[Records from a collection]
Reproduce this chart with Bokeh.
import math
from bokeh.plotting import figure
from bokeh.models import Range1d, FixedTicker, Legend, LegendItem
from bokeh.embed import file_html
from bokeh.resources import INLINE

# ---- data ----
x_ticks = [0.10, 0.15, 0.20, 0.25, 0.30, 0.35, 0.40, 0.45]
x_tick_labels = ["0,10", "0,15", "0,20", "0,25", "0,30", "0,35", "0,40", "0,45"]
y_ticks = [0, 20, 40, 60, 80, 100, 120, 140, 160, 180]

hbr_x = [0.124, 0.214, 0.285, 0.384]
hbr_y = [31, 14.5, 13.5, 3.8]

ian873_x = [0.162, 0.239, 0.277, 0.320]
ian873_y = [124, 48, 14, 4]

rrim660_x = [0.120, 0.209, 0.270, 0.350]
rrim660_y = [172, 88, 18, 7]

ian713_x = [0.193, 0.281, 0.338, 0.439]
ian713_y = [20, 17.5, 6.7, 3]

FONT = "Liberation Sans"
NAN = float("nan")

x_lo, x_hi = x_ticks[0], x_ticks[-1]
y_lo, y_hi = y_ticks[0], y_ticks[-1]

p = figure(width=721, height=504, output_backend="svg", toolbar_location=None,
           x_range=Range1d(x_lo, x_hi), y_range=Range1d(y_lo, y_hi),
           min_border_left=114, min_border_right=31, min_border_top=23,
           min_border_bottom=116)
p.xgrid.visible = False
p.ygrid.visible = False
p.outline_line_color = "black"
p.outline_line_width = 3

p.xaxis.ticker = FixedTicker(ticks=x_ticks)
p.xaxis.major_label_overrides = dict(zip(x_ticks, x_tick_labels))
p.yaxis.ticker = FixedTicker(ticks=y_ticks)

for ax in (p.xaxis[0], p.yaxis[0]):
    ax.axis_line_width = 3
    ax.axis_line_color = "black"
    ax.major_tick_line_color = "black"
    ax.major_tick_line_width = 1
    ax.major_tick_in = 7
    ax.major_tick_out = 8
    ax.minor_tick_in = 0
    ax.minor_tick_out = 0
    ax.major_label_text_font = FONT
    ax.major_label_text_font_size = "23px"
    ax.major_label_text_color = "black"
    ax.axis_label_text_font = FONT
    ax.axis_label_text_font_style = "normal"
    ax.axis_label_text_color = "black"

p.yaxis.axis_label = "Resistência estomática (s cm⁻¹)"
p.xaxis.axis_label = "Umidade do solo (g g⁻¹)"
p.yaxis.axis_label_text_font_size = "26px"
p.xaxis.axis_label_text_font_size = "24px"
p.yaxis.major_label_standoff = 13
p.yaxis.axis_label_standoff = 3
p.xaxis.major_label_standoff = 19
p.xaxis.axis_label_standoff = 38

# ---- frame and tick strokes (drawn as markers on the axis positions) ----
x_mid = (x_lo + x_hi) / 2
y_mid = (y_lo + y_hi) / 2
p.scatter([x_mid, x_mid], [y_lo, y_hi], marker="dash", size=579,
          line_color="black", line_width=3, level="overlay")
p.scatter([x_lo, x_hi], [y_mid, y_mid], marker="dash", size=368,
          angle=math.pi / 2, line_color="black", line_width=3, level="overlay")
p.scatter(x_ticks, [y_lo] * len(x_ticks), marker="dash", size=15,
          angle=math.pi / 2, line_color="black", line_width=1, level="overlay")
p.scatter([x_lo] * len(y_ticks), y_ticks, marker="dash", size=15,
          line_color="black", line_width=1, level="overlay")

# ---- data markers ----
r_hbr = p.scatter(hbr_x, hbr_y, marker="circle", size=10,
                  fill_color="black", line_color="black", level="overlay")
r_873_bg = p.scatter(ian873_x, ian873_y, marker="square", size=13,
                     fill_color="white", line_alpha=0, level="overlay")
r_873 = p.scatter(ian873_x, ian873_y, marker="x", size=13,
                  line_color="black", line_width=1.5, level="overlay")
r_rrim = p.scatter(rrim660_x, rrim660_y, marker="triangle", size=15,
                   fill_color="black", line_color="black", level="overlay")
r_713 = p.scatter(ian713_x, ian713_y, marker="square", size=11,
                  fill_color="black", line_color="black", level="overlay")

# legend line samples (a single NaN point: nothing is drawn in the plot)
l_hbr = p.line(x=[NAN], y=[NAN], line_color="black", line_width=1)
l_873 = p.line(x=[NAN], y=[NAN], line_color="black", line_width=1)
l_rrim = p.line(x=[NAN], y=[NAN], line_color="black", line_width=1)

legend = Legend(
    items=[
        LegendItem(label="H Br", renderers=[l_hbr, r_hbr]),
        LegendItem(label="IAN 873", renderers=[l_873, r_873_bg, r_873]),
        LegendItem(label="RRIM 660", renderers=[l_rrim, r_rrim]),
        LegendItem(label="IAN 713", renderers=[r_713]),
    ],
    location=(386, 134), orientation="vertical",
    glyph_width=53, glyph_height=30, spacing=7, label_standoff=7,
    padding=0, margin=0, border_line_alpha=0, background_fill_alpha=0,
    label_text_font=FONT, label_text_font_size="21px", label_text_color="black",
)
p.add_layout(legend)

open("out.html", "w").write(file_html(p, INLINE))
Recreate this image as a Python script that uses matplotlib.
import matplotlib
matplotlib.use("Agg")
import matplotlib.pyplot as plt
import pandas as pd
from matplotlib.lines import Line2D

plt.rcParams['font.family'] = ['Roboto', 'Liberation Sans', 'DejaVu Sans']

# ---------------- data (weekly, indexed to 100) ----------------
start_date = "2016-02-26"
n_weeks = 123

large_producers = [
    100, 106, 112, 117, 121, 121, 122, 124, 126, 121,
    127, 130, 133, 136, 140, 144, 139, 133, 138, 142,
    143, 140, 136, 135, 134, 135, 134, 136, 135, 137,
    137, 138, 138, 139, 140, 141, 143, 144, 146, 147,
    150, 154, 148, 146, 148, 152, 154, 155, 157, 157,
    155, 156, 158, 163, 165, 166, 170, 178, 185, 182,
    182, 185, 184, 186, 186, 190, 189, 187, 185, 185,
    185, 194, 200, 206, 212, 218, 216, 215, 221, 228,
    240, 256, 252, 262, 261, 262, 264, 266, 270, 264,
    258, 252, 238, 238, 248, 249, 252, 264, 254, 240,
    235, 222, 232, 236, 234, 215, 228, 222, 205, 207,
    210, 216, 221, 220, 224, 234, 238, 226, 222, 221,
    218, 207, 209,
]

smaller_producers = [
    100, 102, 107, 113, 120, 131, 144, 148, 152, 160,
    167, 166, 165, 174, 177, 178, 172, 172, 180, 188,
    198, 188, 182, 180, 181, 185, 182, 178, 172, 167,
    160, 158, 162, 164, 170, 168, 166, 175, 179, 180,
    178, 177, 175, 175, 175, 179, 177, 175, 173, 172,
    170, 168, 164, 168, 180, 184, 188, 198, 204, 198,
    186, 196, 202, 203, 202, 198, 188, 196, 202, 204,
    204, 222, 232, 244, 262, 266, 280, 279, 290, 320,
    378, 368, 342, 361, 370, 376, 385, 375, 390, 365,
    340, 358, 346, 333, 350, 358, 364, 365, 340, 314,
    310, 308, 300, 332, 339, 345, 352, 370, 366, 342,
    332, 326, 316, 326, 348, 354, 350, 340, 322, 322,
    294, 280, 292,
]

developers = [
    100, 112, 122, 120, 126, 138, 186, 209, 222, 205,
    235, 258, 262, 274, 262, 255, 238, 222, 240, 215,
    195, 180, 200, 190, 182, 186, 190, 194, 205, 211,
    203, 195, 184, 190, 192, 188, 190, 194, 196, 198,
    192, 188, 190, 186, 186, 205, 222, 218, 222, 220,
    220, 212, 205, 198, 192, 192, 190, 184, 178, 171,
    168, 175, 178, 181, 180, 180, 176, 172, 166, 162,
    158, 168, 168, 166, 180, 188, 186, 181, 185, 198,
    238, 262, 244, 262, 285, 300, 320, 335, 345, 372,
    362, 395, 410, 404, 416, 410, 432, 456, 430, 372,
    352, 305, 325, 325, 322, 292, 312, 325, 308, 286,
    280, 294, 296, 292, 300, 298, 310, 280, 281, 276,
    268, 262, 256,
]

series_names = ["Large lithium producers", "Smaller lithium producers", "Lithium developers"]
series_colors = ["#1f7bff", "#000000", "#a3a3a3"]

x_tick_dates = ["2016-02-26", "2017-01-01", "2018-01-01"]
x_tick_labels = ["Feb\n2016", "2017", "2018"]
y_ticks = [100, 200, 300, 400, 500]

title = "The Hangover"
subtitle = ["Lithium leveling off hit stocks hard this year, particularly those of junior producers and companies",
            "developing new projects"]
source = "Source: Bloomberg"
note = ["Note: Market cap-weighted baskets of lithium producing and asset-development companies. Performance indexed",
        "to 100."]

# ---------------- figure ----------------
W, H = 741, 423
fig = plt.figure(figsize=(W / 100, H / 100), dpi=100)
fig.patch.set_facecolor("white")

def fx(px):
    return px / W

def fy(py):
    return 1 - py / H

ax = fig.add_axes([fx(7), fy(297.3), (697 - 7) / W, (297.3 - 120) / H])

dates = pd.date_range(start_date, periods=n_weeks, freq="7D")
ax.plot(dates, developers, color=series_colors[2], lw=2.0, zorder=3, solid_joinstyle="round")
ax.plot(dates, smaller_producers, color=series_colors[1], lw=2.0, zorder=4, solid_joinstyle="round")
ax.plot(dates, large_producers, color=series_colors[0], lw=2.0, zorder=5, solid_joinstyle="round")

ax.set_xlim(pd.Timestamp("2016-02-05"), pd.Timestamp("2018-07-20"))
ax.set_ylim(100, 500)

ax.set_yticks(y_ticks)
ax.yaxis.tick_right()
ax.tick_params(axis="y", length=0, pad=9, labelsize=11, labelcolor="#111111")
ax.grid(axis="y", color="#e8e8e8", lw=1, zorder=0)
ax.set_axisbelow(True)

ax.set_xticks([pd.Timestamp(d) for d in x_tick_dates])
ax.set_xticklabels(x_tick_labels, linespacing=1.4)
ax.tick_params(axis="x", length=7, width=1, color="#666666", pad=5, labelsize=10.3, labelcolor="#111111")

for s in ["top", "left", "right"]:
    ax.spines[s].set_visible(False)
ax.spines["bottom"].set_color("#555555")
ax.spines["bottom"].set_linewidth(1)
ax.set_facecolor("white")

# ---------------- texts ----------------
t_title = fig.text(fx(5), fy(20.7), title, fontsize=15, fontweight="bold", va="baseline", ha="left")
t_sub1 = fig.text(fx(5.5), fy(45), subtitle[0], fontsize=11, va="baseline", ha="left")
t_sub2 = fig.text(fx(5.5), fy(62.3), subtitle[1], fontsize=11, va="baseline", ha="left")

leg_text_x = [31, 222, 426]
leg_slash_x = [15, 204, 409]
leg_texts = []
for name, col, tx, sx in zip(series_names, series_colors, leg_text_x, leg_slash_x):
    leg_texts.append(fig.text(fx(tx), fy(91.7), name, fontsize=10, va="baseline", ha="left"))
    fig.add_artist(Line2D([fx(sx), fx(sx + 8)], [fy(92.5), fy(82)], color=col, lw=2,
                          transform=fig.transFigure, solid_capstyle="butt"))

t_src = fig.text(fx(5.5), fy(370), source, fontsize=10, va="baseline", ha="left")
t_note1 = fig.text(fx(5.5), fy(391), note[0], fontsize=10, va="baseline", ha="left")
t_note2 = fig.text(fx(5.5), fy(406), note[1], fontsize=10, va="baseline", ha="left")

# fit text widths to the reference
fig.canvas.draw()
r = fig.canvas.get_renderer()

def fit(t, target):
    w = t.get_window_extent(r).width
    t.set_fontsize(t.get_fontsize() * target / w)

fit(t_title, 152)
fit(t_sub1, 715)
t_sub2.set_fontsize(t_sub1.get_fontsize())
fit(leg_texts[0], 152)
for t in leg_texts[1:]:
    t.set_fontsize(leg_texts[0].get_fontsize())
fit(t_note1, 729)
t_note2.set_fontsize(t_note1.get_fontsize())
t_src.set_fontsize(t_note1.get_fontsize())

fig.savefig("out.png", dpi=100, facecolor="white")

...

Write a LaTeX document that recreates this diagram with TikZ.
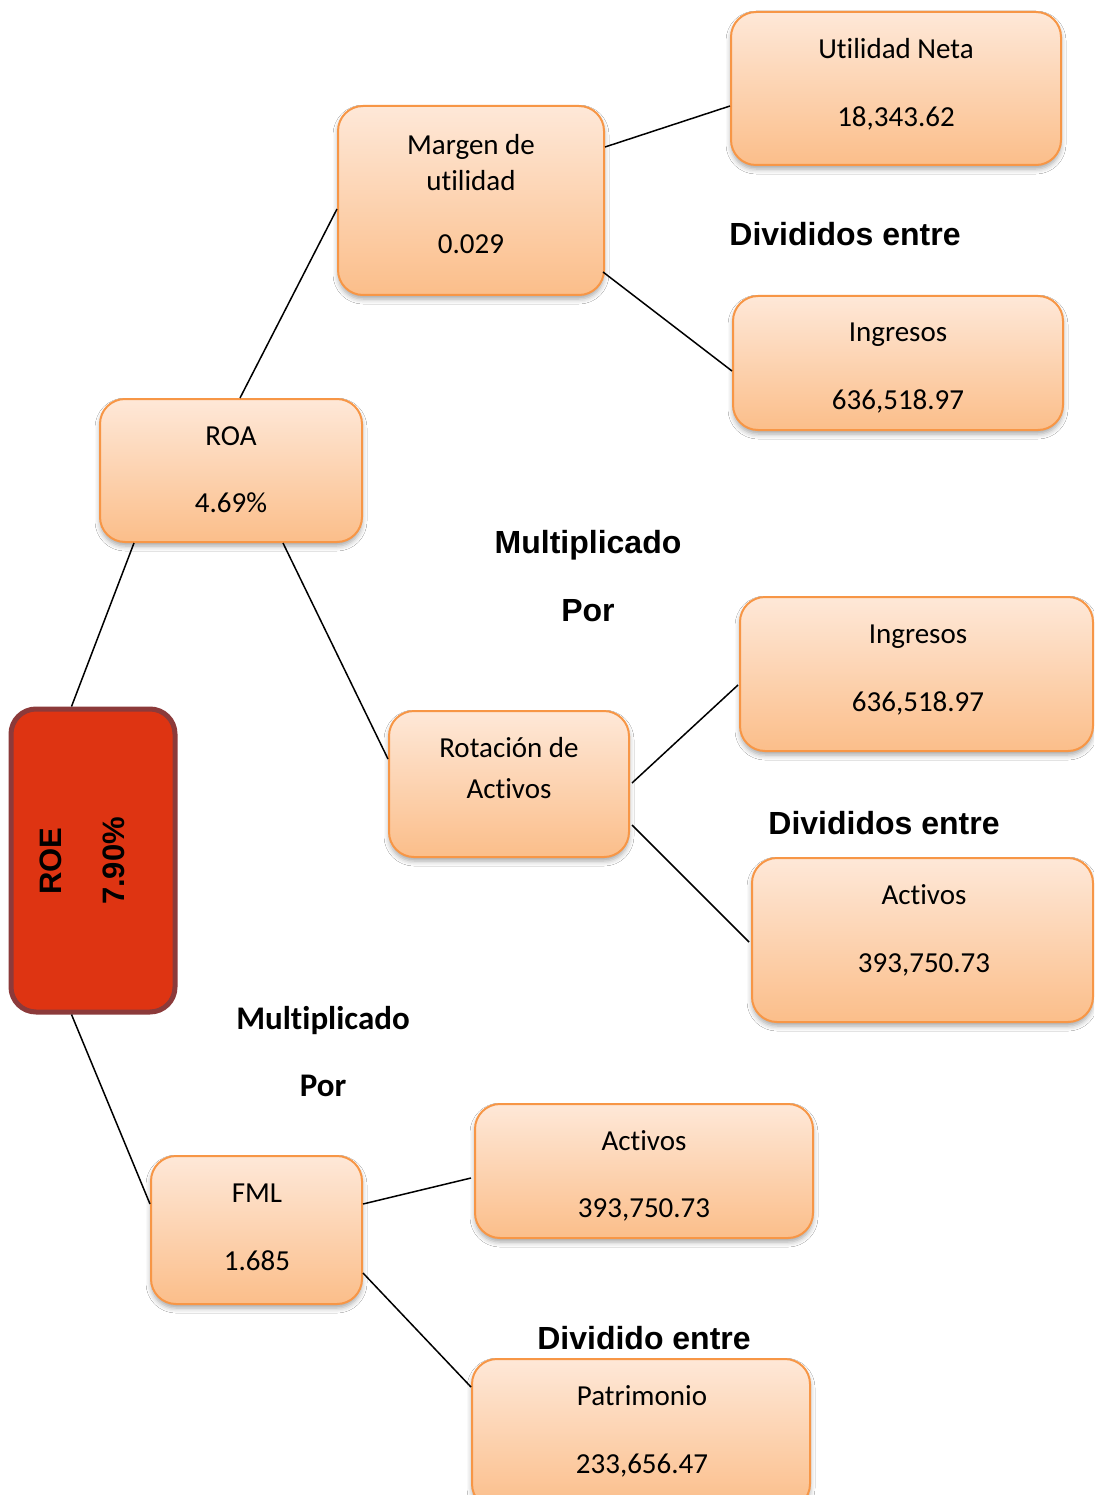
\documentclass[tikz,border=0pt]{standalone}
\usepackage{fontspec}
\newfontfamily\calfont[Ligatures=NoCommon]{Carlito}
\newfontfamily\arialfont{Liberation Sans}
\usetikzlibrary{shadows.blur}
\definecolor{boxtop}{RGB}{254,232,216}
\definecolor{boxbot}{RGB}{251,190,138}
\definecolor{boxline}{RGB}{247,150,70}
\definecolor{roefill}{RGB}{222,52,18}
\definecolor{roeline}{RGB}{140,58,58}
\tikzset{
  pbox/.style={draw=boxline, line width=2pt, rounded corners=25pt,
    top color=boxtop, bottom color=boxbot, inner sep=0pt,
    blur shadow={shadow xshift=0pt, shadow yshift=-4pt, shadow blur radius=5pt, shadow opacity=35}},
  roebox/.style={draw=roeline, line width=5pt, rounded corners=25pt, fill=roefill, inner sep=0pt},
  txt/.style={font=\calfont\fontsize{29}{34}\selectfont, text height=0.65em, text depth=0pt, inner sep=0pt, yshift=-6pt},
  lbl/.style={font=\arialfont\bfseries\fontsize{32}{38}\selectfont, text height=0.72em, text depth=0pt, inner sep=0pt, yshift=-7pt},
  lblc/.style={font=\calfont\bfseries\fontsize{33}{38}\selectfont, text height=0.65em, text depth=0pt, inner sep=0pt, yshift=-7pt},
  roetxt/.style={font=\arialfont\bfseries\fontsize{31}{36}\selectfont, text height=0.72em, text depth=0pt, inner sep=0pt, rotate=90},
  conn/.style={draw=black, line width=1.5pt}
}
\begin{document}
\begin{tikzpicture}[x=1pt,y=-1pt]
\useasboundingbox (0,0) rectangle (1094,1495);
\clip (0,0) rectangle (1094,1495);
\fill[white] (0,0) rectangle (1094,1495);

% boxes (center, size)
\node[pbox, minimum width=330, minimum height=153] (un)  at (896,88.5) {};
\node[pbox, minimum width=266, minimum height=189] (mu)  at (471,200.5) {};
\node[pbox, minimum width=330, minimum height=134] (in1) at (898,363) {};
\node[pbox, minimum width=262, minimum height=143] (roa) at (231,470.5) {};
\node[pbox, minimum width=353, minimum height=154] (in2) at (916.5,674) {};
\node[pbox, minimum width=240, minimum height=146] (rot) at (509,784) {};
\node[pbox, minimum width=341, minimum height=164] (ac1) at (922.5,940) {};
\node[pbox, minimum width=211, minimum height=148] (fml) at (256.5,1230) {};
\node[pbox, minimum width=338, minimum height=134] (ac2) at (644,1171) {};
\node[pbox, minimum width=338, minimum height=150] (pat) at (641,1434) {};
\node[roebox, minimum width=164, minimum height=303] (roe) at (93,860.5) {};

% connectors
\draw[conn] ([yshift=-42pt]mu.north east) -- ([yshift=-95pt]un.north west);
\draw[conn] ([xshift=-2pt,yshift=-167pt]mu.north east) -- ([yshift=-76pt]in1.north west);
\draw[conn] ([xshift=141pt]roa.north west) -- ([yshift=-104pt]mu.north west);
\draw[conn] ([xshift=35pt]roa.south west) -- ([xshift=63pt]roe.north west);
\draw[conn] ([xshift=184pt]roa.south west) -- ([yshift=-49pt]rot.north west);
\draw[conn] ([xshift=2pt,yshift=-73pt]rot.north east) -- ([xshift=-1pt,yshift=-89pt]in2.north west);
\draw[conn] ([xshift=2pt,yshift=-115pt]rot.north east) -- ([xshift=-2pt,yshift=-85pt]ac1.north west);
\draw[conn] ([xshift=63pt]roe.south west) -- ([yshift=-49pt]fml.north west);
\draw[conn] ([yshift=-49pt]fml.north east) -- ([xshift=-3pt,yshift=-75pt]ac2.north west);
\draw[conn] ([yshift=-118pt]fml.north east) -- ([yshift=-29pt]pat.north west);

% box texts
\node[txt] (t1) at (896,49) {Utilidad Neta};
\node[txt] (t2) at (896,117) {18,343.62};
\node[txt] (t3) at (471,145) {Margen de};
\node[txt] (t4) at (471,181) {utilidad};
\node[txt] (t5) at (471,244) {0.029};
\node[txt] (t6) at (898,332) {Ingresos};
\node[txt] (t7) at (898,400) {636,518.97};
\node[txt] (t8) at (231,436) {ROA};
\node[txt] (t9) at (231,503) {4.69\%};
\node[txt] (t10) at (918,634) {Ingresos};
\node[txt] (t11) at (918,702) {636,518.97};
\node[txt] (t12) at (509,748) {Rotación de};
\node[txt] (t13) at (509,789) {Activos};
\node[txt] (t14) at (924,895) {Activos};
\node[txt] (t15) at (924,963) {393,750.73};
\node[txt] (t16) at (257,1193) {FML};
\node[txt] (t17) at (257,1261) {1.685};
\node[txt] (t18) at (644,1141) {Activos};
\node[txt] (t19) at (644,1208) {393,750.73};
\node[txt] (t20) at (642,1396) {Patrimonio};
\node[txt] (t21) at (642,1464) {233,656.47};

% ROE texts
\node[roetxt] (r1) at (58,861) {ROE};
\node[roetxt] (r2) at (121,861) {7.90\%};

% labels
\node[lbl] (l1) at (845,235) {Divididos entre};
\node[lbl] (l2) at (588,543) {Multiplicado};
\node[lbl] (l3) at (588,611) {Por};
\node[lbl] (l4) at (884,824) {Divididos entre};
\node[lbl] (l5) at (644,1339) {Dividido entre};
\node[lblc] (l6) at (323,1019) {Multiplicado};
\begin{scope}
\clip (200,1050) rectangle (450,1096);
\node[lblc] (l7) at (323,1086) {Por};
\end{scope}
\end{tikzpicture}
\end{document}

__Directive__. Only the lines from the one containing "Reproduce this chart with Bokeh." through the one containing "ian873_y = [124, 48, 14, 4]" are to be extracted, exactly as they appear, with both ends included.

__Finished exercise__.
Reproduce this chart with Bokeh.
import math
from bokeh.plotting import figure
from bokeh.models import Range1d, FixedTicker, Legend, LegendItem
from bokeh.embed import file_html
from bokeh.resources import INLINE

# ---- data ----
x_ticks = [0.10, 0.15, 0.20, 0.25, 0.30, 0.35, 0.40, 0.45]
x_tick_labels = ["0,10", "0,15", "0,20", "0,25", "0,30", "0,35", "0,40", "0,45"]
y_ticks = [0, 20, 40, 60, 80, 100, 120, 140, 160, 180]

hbr_x = [0.124, 0.214, 0.285, 0.384]
hbr_y = [31, 14.5, 13.5, 3.8]

ian873_x = [0.162, 0.239, 0.277, 0.320]
ian873_y = [124, 48, 14, 4]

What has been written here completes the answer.